Sandra Carol Michaels (5 April 1944 – 23 August 2006) was an English actress.

==Background==
Sandra Carol Michaels was born in St. Pancras, London, England on 5 April 1944. In 1970, she married Peter Horton in Westminster, London. She died in Sutton, Surrey on the 23 August 2006, at the age of 62.

==Career==
Michaels' first television role was in March 1957, playing Phyllis in the second BBC adaptation of The Railway Children. Later that year she appeared as Pamela Gwendolyn Stuart in The Adventures of Clint and Mac, a British-made serial commissioned by Walt Disney Studios for The Mickey Mouse Club. Also in 1957 she played Caroline, a modern teenager who got up to mischief in the ITV sitcom The Thompsons.

She appeared in a variety of programmes, ranging from the 1959 adaptation of Great Expectations and Dixon of Dock Green (also 1959), to The Ronnie Barker Playhouse (1968) and Gaslight Theatre (1968).

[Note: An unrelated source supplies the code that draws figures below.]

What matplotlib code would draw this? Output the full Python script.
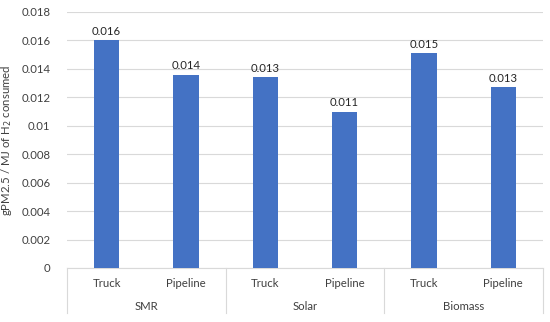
import matplotlib
matplotlib.use("Agg")
import matplotlib.pyplot as plt
from matplotlib.lines import Line2D

plt.rcParams['font.family'] = ['Lato', 'DejaVu Sans']

groups = ["SMR", "Solar", "Biomass"]
modes = ["Truck", "Pipeline"]
values = [0.0160, 0.0136, 0.0134, 0.0110, 0.0151, 0.0127]
labels = ["0.016", "0.014", "0.013", "0.011", "0.015", "0.013"]

W, H = 550, 322
FS = 8.2
fig = plt.figure(figsize=(W / 100, H / 100), dpi=100)
ax = fig.add_axes([67 / W, 1 - 268 / H, (543 - 67) / W, (268 - 12) / H])

x = list(range(len(values)))
bars = ax.bar(x, values, width=0.32, color="#4472C4", zorder=3)
for b, lab in zip(bars, labels):
    ax.text(b.get_x() + b.get_width() / 2, b.get_height() + 0.00025, lab,
            ha="center", va="bottom", fontsize=FS, color="#262626")

ax.set_xlim(-0.5, len(values) - 0.5)
ax.set_ylim(0, 0.018)
yt = [i * 0.002 for i in range(10)]
ax.set_yticks(yt)
ax.set_yticklabels(["0", "0.002", "0.004", "0.006", "0.008", "0.01", "0.012",
                    "0.014", "0.016", "0.018"], fontsize=FS, color="#404040")
ax.grid(axis="y", color="#D9D9D9", linewidth=0.8, zorder=0)
ax.tick_params(axis="y", length=0, pad=12)
ax.tick_params(axis="x", length=0)
ax.set_xticks([])
for s in ["top", "right", "left"]:
    ax.spines[s].set_visible(False)
ax.spines["bottom"].set_color("#D9D9D9")
ax.spines["bottom"].set_linewidth(0.8)

ax.set_ylabel("gPM2.5 / MJ of H$_2$ consumed", fontsize=FS, color="#404040", labelpad=5)

trans = ax.get_xaxis_transform()
for i in x:
    ax.text(i, -0.06, modes[i % 2], transform=trans, ha="center", va="center",
            fontsize=FS, color="#404040")
for g, name in enumerate(groups):
    ax.text(2 * g + 0.5, -0.15, name, transform=trans, ha="center", va="center",
            fontsize=FS, color="#404040")
y_bot = -(313 - 268) / (268 - 12)
for xs in [-0.5, 1.5, 3.5, 5.5]:
    ax.add_line(Line2D([xs, xs], [0, y_bot], transform=trans, color="#D9D9D9",
                       linewidth=0.8, clip_on=False))

fig.savefig("out.png", dpi=100)
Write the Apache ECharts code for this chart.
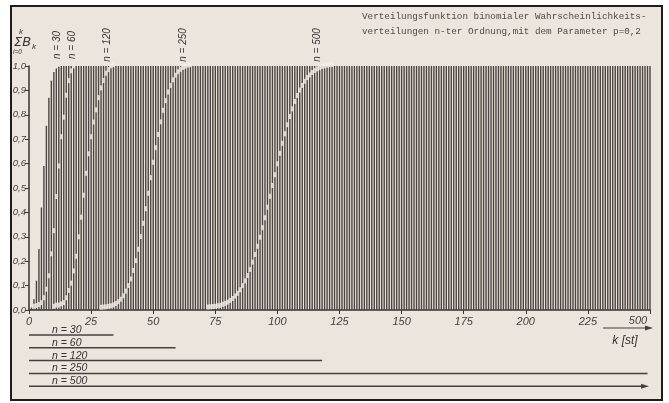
<!DOCTYPE html>
<html>
<head>
<meta charset="utf-8">
<title>Verteilungsfunktion binomialer Wahrscheinlichkeitsverteilungen</title>
<script src="https://cdn.jsdelivr.net/npm/echarts@6/dist/echarts.min.js"></script>
<style>html,body{margin:0;background:#fff}#main{width:669px;height:403px}</style>
</head>
<body>
<div id="main"></div>
<script>
// Balken n = 30, k = 0..12 (danach alle Balken bei 1,0)
var barsN30 = [0.001, 0.01, 0.044, 0.12, 0.25, 0.42, 0.59, 0.755, 0.87, 0.94, 0.975, 0.99, 0.997];
var kMax = 250;

// weisse Punkte der übrigen Verteilungen: erstes k und Summenwerte
var startN60 = 2;
var cdfN60 = [0.005, 0.008, 0.012, 0.02, 0.04, 0.075, 0.13, 0.22, 0.315, 0.455, 0.58, 0.70, 0.78, 0.87, 0.93, 0.97, 0.99];
var startN120 = 10;
var cdfN120 = [0.005, 0.01, 0.01, 0.015, 0.02, 0.04, 0.07, 0.10, 0.15, 0.21, 0.29, 0.37, 0.46, 0.55, 0.63, 0.70,
  0.76, 0.81, 0.86, 0.90, 0.93, 0.96, 0.975, 0.99, 0.995];
var startN250 = 29;
var cdfN250 = [0.001, 0.002, 0.003, 0.005, 0.007, 0.011, 0.016, 0.024, 0.034, 0.048, 0.067, 0.09, 0.117, 0.152,
  0.192, 0.239, 0.291, 0.345, 0.405, 0.468, 0.532, 0.595, 0.655, 0.709, 0.761, 0.808, 0.848, 0.883, 0.91, 0.933,
  0.952, 0.966, 0.976, 0.984, 0.989, 0.993, 0.995];
var startN500 = 72;
var cdfN500 = [0.002, 0.003, 0.004, 0.005, 0.007, 0.009, 0.013, 0.017, 0.022, 0.029, 0.037, 0.047, 0.058, 0.073,
  0.09, 0.109, 0.131, 0.156, 0.186, 0.217, 0.251, 0.288, 0.327, 0.368, 0.411, 0.456, 0.5, 0.544, 0.589, 0.632,
  0.673, 0.712, 0.749, 0.783, 0.814, 0.844, 0.869, 0.891, 0.91, 0.927, 0.942, 0.953, 0.963, 0.971, 0.978, 0.983,
  0.988, 0.99, 0.993, 0.995, 0.996];

// Beschriftungen
var nLabels = ['n = 30', 'n = 60', 'n = 120', 'n = 250', 'n = 500'];
var nLabelK = [11.5, 17.5, 31.5, 62, 116];     // k, bei dem die Kurve 1,0 erreicht
var rangeEnd = [34, 59, 118, 249, 248];        // Striche unter der Achse
var xTicks = [0, 25, 50, 75, 100, 125, 150, 175, 200, 225];
var titleLines = ['Verteilungsfunktion binomialer Wahrscheinlichkeits-',
  'verteilungen n-ter Ordnung,mit dem Parameter p=0,2'];

var paper = '#ebe5dd';
var ink = '#36322f';
var barColor = '#4a4340';
var dotColor = '#f3efe8';

var barData = [];
for (var k = 0; k <= kMax; k++) {
  barData.push([k, k < barsN30.length ? barsN30[k] : 1]);
}
function dots(start, vals) {
  return vals.map(function (v, i) { return [start + i, v]; });
}
var curves = [dots(startN60, cdfN60), dots(startN120, cdfN120), dots(startN250, cdfN250), dots(startN500, cdfN500)];

var series = [{
  type: 'bar',
  data: barData,
  barWidth: 1.4,
  itemStyle: { color: barColor },
  silent: true,
  z: 2
}];
curves.forEach(function (c) {
  series.push({
    type: 'scatter',
    data: c,
    symbol: 'rect',
    symbolSize: [2.6, 5],
    symbolOffset: [0, -2.5],
    itemStyle: { color: dotColor },
    silent: true,
    z: 3
  });
});

var chart = echarts.init(document.getElementById('main'));
chart.setOption({
  backgroundColor: '#ffffff',
  animation: false,
  grid: { left: 29, right: 19, top: 66, bottom: 93 },
  xAxis: {
    type: 'value', min: 0, max: kMax, interval: 25,
    axisLine: { lineStyle: { color: ink, width: 1.5 } },
    axisTick: { length: 4, lineStyle: { color: ink } },
    splitLine: { show: false },
    axisLabel: {
      fontStyle: 'italic', fontSize: 11, color: '#45403c', margin: 6,
      fontFamily: 'Liberation Sans',
      formatter: function (v) { return xTicks.indexOf(v) >= 0 ? String(v) : ''; }
    }
  },
  yAxis: {
    type: 'value', min: 0, max: 1, interval: 0.1,
    axisLine: { show: true, lineStyle: { color: ink, width: 1.5 } },
    axisTick: { show: true, length: 4, lineStyle: { color: ink } },
    splitLine: { show: false },
    axisLabel: {
      fontStyle: 'italic', fontSize: 9.5, color: '#45403c', margin: 3,
      fontFamily: 'Liberation Sans',
      formatter: function (v) { return v.toFixed(1).replace('.', ','); }
    }
  },
  series: series
});

// Rahmen, Titel und Zusatzbeschriftung
var g = [];
g.push({ type: 'rect', z: -10, silent: true, shape: { x: 11, y: 6, width: 651, height: 394 },
  style: { fill: paper, stroke: '#1f1d1c', lineWidth: 2 } });
titleLines.forEach(function (t, i) {
  g.push({ type: 'text', x: 362, y: 17 + i * 15, style: { text: t, font: '9.3px "Liberation Mono"',
    fill: '#4e4945', textVerticalAlign: 'middle' } });
});
// Summenzeichen
g.push({ type: 'text', x: 19, y: 32, style: { text: 'k', font: 'italic 8px "Liberation Sans"', fill: ink, textVerticalAlign: 'middle' } });
g.push({ type: 'text', x: 14, y: 43, style: { text: 'ΣB', font: 'italic 13px "DejaVu Sans"', fill: ink, textVerticalAlign: 'middle' } });
g.push({ type: 'text', x: 32, y: 47, style: { text: 'k', font: 'italic 8px "Liberation Sans"', fill: ink, textVerticalAlign: 'middle' } });
g.push({ type: 'text', x: 13, y: 52, style: { text: 'i=0', font: 'italic 6.5px "Liberation Sans"', fill: ink, textVerticalAlign: 'middle' } });

nLabels.forEach(function (lab, i) {
  var px = chart.convertToPixel({ xAxisIndex: 0 }, nLabelK[i]);
  g.push({ type: 'text', x: px, y: 45, rotation: Math.PI / 2,
    style: { text: lab, font: 'italic 10px "Liberation Sans"', fill: ink, textAlign: 'center', textVerticalAlign: 'middle' } });
  var x0 = chart.convertToPixel({ xAxisIndex: 0 }, 0);
  var x1 = chart.convertToPixel({ xAxisIndex: 0 }, rangeEnd[i]);
  var ly = 335 + i * 12.8;
  g.push({ type: 'line', shape: { x1: x0, y1: ly, x2: x1, y2: ly }, style: { stroke: '#45403d', lineWidth: 1.5 } });
  g.push({ type: 'text', x: 52, y: ly - 5, style: { text: lab, font: 'italic 10.5px "Liberation Sans"', fill: ink, textVerticalAlign: 'middle' } });
  if (i === nLabels.length - 1) {
    g.push({ type: 'polygon', shape: { points: [[x1 + 4, ly], [x1 - 4, ly - 2.5], [x1 - 4, ly + 2.5]] }, style: { fill: '#45403d' } });
  }
});
// Achsenende: 500 mit Pfeil
g.push({ type: 'text', x: 638, y: 321, style: { text: '500', font: 'italic 11px "Liberation Sans"', fill: '#45403c', textAlign: 'center', textVerticalAlign: 'middle' } });
g.push({ type: 'line', shape: { x1: 603, y1: 328, x2: 648, y2: 328 }, style: { stroke: '#45403d', lineWidth: 1.2 } });
g.push({ type: 'polygon', shape: { points: [[653, 328], [645, 325.5], [645, 330.5]] }, style: { fill: '#45403d' } });
g.push({ type: 'text', x: 625, y: 341, style: { text: 'k [st]', font: 'italic 12px "Liberation Sans"', fill: ink, textAlign: 'center', textVerticalAlign: 'middle' } });

chart.setOption({ graphic: g });
</script>
</body>
</html>
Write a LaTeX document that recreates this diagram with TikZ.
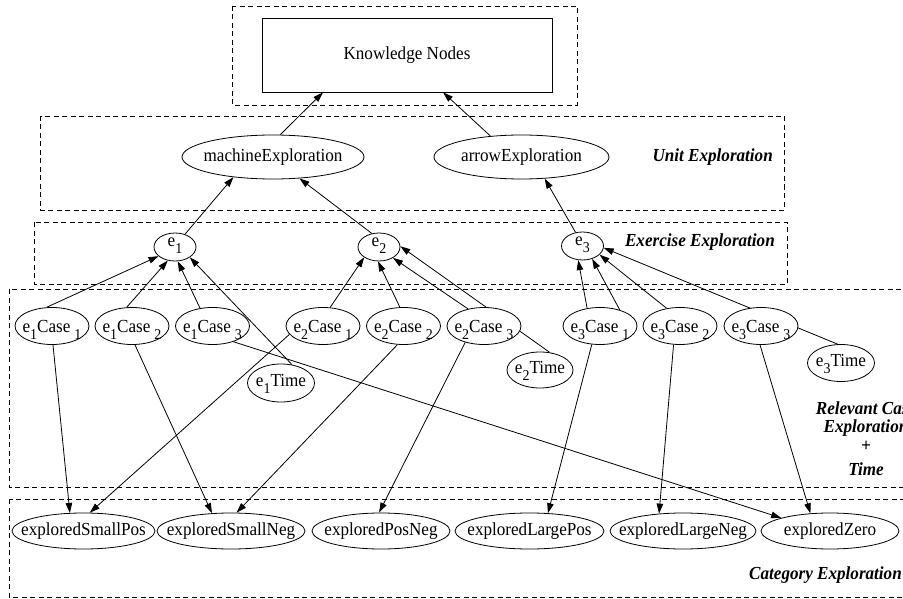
\documentclass[tikz,border=0pt]{standalone}
\usepackage{fontspec}
\setmainfont{Liberation Serif}[FakeStretch=0.93]
\usetikzlibrary{shapes.geometric,arrows.meta}
\pgfdeclarelayer{bg}
\pgfsetlayers{bg,main}
\newcommand\zb[1]{\makebox[0pt]{#1}}
\newcommand\sbs[1]{\raisebox{-7pt}{\fontsize{15}{15}\selectfont #1}}
\newcommand\ecase[2]{\zb{e\sbs{#1}Case\sbs{\hspace{4pt}#2}}}
\newcommand\etime[1]{\zb{e\sbs{#1}Time}}
\newcommand\enode[1]{\zb{e\sbs{#1}}}
\begin{document}
\begin{tikzpicture}[x=1pt,y=-1pt,
  base/.style={font=\fontsize{18.4}{21}\selectfont, inner sep=0pt},
  rectnode/.style={base, rectangle, draw, fill=white, line width=0.8pt},
  ell/.style={base, ellipse, draw, fill=white, line width=0.8pt},
  unitnode/.style={ell, minimum height=44pt},
  enodestyle/.style={ell, minimum width=42pt, minimum height=28pt, text height=6pt, text depth=8pt},
  casenode/.style={ell, minimum width=74pt, minimum height=37pt, text height=12pt, text depth=0pt},
  timenode/.style={ell, minimum width=67pt, minimum height=38pt, text height=12pt, text depth=5pt},
  catnode/.style={ell, minimum height=36pt},
  lbl/.style={base, font=\fontsize{18.4}{21}\selectfont\bfseries\itshape},
  grp/.style={line width=0.8pt, dash pattern=on 5pt off 3.5pt},
  conn/.style={line width=0.8pt, -{Triangle[length=10pt,width=6.5pt]}}
]
\useasboundingbox (0,0) rectangle (903,599);

% nodes
\node[rectnode, minimum width=290pt, minimum height=74pt] (kn) at (407,55) {Knowledge Nodes};
\node[unitnode, minimum width=182pt] (mach) at (273,157) {\zb{machineExploration}};
\node[unitnode, minimum width=175pt] (arrx) at (521.5,157) {\zb{arrowExploration}};

\node[enodestyle] (e1) at (175,247) {\enode{1}};
\node[enodestyle] (e2) at (379,247) {\enode{2}};
\node[enodestyle] (e3) at (582.5,246) {\enode{3}};

\node[casenode] (e1c1) at (52,326) {\ecase{1}{1}};
\node[casenode] (e1c2) at (132,326) {\ecase{1}{2}};
\node[casenode] (e1c3) at (212.5,326) {\ecase{1}{3}};
\node[casenode] (e2c1) at (323,326) {\ecase{2}{1}};
\node[casenode] (e2c2) at (403.5,326) {\ecase{2}{2}};
\node[casenode] (e2c3) at (484,326) {\ecase{2}{3}};
\node[casenode] (e3c1) at (600,326) {\ecase{3}{1}};
\node[casenode] (e3c2) at (680,326) {\ecase{3}{2}};
\node[casenode] (e3c3) at (761,326) {\ecase{3}{3}};

\node[timenode] (e1t) at (281,383) {\etime{1}};
\node[timenode, minimum height=36pt, minimum width=66pt] (e2t) at (540,370) {\etime{2}};
\node[timenode, minimum height=37pt] (e3t) at (841,363) {\etime{3}};

\node[catnode, minimum width=143pt] (sp) at (83.5,531) {\zb{exploredSmallPos}};
\node[catnode, minimum width=148pt] (sn) at (231,531) {\zb{exploredSmallNeg}};
\node[catnode, minimum width=138pt] (pn) at (381,531) {\zb{exploredPosNeg}};
\node[catnode, minimum width=149pt] (lp) at (529.5,531) {\zb{exploredLargePos}};
\node[catnode, minimum width=146pt] (ln) at (683,531) {\zb{exploredLargeNeg}};
\node[catnode, minimum width=138pt] (zero) at (830,531) {\zb{exploredZero}};

% labels
\node[lbl, anchor=east] (lunit) at (773,157) {Unit Exploration};
\node[lbl, anchor=east] (lex) at (775,242) {Exercise Exploration};
\node[lbl] (lrc1) at (866,408) {Relevant Case};
\node[lbl] (lrc2) at (866,428) {Exploration};
\node[lbl] (lrc3) at (866,446) {+};
\node[lbl] (lrc4) at (866,469) {Time};
\node[lbl, anchor=east] (lcat) at (902,575) {Category Exploration};

\begin{pgfonlayer}{bg}
% group boxes
\draw[grp] (232,6) rectangle (577,105);
\draw[grp] (40,116) rectangle (784,210);
\draw[grp] (34,222) rectangle (787,284);
\draw[grp] (9,289) rectangle (920,487);
\draw[grp] (9,499) rectangle (920,597);

% connectors
\draw[conn] (mach.72) -- (kn.204);
\draw[conn] (arrx.146) -- (kn.314);
\draw[conn] (e1.52) -- (mach.207);
\draw[conn] (e2.118) -- (mach.321);
\draw[conn] (e3.117) -- (arrx.317);

\draw[conn] (e1c1.106) -- (e1.209);
\draw[conn] (e1c2.106) -- (e1.242);
\draw[conn] (e1c3.125) -- (e1.281);
\draw[conn] (e1t.59) -- (e1.325);
\draw[conn] (e2c1.69) -- (e2.215);
\draw[conn] (e2c2.101) -- (e2.266);
\draw[conn] (e2c3.133) -- (e2.322);
\draw[conn] (e2t.61) -- (e2.2);
\draw[conn] (e3c1.126) -- (e3.253);
\draw[conn] (e3c1.39) -- (e3.307);
\draw[conn] (e3c2.127) -- (e3.333);
\draw[conn] (e3t.100) -- (e3.355);

\draw[conn] (e1c1.273) -- (sp.127);
\draw[conn] (e2c1.194) -- (sp.71);
\draw[conn] (e1c2.279) -- (sn.137);
\draw[conn] (e2c2.252) -- (sn.73);
\draw[conn] (e2c3.221) -- (pn.96);
\draw[conn] (e3c1.246) -- (lp.44);
\draw[conn] (e3c2.251) -- (ln.144);
\draw[conn] (e3c3.267) -- (zero.138);
\draw[conn] (e1c3.323) -- (zero.165);
\end{pgfonlayer}
\end{tikzpicture}
\end{document}
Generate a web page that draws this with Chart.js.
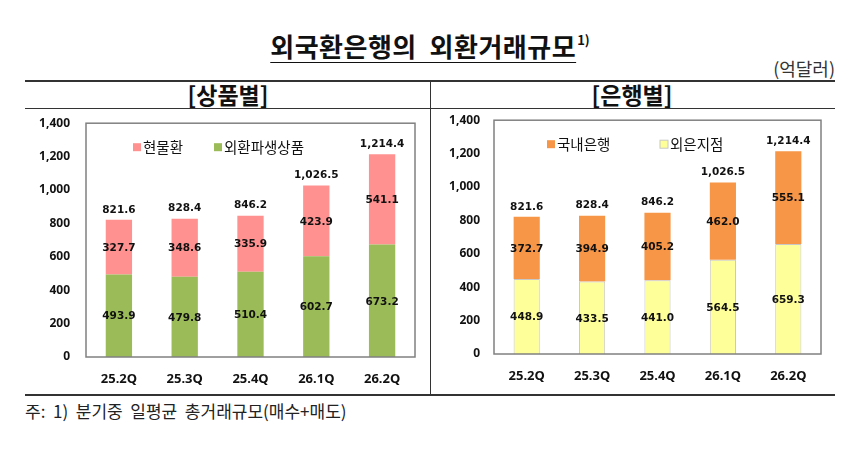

Stage work varied from plays to pantomimes and light musicals; she appeared in Little Old King Cole with Charlie Drake at the London Palladium in 1961, Puss in Boots at the Coventry Theatre with Sid James and Frankie Howerd in 1962–63, and Mandrake at the Criterion Theatre with Roy Kinnear in 1970.

In the 1980s Michaels appeared in a number of documentaries and short films, including the 1987 BAFTA nominated Mohammed's Daughter, directed by Suri Krishnamma.

==Blue Peter==
In April 1964 Michaels presented two editions of Blue Peter, as a stand-in for Valerie Singleton who was away on vacation, which technically makes her the shortest-serving presenter in the programme's history. Her appearance on Monday 20 April 1964 was evidently planned: her name appears below that of fellow-presenter Christopher Trace in the Radio Times listing for that day. The Merseybeats were guests on that particular programme, which was available to view as part of the TV Heaven collection, now part of the BFI Mediatheque, at the National Science and Media Museum in Bradford. Michaels impressed director Edward Barnes enough that he briefly considered bringing her into the show full-time and replacing Singleton, but Michaels had no interest in the job. Barnes later admitted that, with hindsight and the success Singleton made of her Blue Peter career, he was relieved at this decision.